▸ **EXCERPTED RECORDS**:
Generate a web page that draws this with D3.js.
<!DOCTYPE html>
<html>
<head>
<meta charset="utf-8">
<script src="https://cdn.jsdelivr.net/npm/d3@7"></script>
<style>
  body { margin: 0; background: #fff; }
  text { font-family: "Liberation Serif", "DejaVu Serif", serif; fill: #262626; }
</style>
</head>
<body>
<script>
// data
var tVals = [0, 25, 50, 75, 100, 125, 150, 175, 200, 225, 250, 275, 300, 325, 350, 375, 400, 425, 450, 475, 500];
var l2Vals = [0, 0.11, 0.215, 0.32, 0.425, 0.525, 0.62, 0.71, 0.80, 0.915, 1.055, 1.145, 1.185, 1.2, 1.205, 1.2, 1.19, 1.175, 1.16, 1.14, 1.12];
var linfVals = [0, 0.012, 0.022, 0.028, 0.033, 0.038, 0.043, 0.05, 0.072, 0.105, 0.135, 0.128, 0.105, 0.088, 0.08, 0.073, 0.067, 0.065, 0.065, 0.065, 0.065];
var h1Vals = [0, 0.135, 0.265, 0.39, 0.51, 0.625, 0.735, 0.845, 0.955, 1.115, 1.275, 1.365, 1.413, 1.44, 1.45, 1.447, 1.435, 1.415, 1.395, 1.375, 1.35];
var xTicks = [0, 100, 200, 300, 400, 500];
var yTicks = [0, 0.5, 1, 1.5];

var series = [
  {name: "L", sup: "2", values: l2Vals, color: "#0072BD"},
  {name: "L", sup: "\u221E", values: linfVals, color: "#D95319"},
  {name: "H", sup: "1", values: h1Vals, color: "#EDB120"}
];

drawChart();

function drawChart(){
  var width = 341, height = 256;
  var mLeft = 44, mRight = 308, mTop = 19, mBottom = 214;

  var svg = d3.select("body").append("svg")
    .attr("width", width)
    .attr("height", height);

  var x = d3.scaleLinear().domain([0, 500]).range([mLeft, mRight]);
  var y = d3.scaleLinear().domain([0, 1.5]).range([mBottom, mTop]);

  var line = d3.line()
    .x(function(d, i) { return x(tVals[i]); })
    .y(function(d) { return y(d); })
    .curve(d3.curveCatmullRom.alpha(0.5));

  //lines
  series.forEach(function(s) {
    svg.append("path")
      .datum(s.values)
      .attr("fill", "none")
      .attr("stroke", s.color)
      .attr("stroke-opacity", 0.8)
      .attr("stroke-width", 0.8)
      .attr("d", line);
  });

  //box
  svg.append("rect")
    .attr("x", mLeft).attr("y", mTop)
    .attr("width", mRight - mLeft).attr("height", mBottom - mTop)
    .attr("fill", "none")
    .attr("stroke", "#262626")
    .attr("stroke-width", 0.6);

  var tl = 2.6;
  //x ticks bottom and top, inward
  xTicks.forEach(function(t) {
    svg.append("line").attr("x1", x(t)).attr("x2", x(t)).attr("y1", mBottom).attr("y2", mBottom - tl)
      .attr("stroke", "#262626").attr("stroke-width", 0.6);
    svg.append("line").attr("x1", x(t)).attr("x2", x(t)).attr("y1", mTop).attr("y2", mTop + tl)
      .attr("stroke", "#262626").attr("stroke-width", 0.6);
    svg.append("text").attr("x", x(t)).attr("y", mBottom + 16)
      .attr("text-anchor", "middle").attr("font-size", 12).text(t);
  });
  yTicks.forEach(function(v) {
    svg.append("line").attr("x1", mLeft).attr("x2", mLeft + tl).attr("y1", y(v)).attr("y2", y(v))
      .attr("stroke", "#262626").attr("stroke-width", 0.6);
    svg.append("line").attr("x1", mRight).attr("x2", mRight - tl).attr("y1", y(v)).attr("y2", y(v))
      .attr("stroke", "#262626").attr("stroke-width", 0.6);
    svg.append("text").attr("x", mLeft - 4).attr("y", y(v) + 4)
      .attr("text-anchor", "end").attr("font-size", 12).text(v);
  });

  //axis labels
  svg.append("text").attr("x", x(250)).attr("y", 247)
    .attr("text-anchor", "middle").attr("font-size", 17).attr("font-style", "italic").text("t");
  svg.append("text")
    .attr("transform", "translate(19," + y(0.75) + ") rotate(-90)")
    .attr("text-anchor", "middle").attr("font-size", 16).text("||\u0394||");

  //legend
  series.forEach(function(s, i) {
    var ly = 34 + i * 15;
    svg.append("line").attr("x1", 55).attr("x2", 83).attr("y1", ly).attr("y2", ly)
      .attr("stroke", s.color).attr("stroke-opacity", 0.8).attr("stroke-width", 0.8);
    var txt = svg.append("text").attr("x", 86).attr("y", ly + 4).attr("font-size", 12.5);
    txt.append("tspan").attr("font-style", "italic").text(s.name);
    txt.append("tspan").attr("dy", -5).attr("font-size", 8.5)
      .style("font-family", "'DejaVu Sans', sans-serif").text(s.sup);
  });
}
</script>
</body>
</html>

==

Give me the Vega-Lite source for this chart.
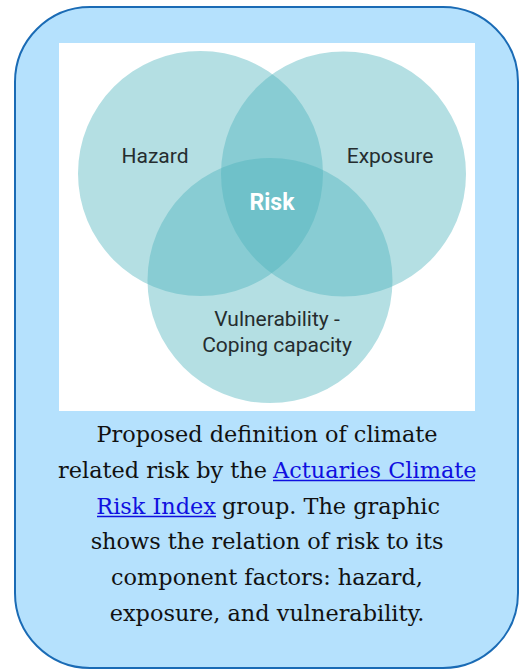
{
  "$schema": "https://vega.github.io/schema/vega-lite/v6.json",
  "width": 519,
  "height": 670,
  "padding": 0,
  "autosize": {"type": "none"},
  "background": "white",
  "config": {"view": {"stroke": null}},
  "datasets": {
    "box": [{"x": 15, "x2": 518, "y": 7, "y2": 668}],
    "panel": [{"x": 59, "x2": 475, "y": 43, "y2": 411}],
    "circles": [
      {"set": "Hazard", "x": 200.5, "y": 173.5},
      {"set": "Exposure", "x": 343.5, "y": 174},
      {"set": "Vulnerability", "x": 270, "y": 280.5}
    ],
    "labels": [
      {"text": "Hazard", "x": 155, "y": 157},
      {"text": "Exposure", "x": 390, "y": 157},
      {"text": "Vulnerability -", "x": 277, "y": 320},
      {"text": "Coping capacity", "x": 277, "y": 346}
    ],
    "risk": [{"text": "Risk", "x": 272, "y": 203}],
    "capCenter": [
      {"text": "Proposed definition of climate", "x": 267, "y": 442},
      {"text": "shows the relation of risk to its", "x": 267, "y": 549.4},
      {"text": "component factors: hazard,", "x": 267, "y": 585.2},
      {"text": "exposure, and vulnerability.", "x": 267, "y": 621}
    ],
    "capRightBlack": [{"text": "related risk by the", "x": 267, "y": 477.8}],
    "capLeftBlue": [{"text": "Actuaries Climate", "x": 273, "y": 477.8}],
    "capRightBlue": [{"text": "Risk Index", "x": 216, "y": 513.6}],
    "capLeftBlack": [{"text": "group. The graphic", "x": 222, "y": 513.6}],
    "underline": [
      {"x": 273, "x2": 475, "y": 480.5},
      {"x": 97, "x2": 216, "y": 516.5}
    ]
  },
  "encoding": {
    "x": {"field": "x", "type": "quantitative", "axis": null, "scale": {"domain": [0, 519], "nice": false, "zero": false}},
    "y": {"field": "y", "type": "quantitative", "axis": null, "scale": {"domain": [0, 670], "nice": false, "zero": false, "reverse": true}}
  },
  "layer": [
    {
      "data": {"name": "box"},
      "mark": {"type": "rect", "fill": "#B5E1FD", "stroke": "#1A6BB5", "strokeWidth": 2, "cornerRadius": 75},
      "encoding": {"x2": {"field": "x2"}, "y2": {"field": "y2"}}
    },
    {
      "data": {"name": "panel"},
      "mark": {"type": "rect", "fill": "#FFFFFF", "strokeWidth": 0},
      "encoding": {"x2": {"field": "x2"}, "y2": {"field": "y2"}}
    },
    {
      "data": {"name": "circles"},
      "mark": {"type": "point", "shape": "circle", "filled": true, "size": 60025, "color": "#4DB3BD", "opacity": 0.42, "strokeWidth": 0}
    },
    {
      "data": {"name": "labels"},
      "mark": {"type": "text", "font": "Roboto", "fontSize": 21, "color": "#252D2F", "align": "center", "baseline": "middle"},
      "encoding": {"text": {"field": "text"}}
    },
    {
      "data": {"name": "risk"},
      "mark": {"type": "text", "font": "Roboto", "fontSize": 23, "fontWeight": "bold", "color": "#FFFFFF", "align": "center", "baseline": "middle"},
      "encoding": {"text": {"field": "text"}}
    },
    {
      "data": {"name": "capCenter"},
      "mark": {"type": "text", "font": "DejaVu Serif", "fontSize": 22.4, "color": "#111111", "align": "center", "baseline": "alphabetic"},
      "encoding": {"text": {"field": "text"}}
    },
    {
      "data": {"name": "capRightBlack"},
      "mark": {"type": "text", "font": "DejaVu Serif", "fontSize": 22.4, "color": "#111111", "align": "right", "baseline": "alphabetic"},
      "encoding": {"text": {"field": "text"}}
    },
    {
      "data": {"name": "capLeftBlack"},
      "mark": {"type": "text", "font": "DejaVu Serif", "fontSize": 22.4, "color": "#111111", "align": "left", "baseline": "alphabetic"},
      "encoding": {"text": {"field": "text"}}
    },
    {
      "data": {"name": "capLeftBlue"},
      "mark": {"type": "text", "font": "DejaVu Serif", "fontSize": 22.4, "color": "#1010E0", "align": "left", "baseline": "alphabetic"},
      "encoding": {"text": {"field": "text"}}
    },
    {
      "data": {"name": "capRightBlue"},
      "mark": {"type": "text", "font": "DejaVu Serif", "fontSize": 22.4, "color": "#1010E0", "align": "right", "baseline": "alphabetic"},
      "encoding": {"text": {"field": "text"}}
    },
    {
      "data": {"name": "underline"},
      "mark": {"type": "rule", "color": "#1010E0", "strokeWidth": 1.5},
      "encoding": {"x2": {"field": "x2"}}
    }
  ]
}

==

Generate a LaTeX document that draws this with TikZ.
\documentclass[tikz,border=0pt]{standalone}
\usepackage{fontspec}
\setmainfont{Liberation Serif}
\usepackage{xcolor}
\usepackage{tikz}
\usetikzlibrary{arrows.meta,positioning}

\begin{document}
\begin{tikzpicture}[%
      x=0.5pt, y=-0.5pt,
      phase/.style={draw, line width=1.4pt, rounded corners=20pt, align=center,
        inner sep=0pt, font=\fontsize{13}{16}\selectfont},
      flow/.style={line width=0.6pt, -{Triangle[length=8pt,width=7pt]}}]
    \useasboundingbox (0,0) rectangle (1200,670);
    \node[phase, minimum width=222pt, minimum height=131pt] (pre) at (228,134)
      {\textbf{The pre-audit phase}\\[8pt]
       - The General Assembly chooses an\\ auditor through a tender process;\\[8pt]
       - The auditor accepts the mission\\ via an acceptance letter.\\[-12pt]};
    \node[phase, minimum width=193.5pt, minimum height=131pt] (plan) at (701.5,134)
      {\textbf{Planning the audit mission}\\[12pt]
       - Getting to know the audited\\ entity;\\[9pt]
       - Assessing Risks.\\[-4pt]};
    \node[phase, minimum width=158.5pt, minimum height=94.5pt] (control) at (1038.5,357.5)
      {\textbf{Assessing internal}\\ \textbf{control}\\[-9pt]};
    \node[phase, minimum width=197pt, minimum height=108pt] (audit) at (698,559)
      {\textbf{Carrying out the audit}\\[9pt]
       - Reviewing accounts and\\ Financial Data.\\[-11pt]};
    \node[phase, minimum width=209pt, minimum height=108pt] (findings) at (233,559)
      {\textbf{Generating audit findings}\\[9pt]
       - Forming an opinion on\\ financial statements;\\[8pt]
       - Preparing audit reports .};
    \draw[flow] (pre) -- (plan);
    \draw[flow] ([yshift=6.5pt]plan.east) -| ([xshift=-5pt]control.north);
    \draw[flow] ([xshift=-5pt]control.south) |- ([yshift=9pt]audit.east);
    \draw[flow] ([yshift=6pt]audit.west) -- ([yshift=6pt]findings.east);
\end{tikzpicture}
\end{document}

▸ **EXERCISE**: Quote word for word the lines from the line holding "Generate a web" through the line holding "var mLeft = 44, mRight"; include both of those lines and add nothing.

▸ **SOLUTION BELOW**:
Generate a web page that draws this with D3.js.
<!DOCTYPE html>
<html>
<head>
<meta charset="utf-8">
<script src="https://cdn.jsdelivr.net/npm/d3@7"></script>
<style>
  body { margin: 0; background: #fff; }
  text { font-family: "Liberation Serif", "DejaVu Serif", serif; fill: #262626; }
</style>
</head>
<body>
<script>
// data
var tVals = [0, 25, 50, 75, 100, 125, 150, 175, 200, 225, 250, 275, 300, 325, 350, 375, 400, 425, 450, 475, 500];
var l2Vals = [0, 0.11, 0.215, 0.32, 0.425, 0.525, 0.62, 0.71, 0.80, 0.915, 1.055, 1.145, 1.185, 1.2, 1.205, 1.2, 1.19, 1.175, 1.16, 1.14, 1.12];
var linfVals = [0, 0.012, 0.022, 0.028, 0.033, 0.038, 0.043, 0.05, 0.072, 0.105, 0.135, 0.128, 0.105, 0.088, 0.08, 0.073, 0.067, 0.065, 0.065, 0.065, 0.065];
var h1Vals = [0, 0.135, 0.265, 0.39, 0.51, 0.625, 0.735, 0.845, 0.955, 1.115, 1.275, 1.365, 1.413, 1.44, 1.45, 1.447, 1.435, 1.415, 1.395, 1.375, 1.35];
var xTicks = [0, 100, 200, 300, 400, 500];
var yTicks = [0, 0.5, 1, 1.5];

var series = [
  {name: "L", sup: "2", values: l2Vals, color: "#0072BD"},
  {name: "L", sup: "\u221E", values: linfVals, color: "#D95319"},
  {name: "H", sup: "1", values: h1Vals, color: "#EDB120"}
];

drawChart();

function drawChart(){
  var width = 341, height = 256;
  var mLeft = 44, mRight = 308, mTop = 19, mBottom = 214;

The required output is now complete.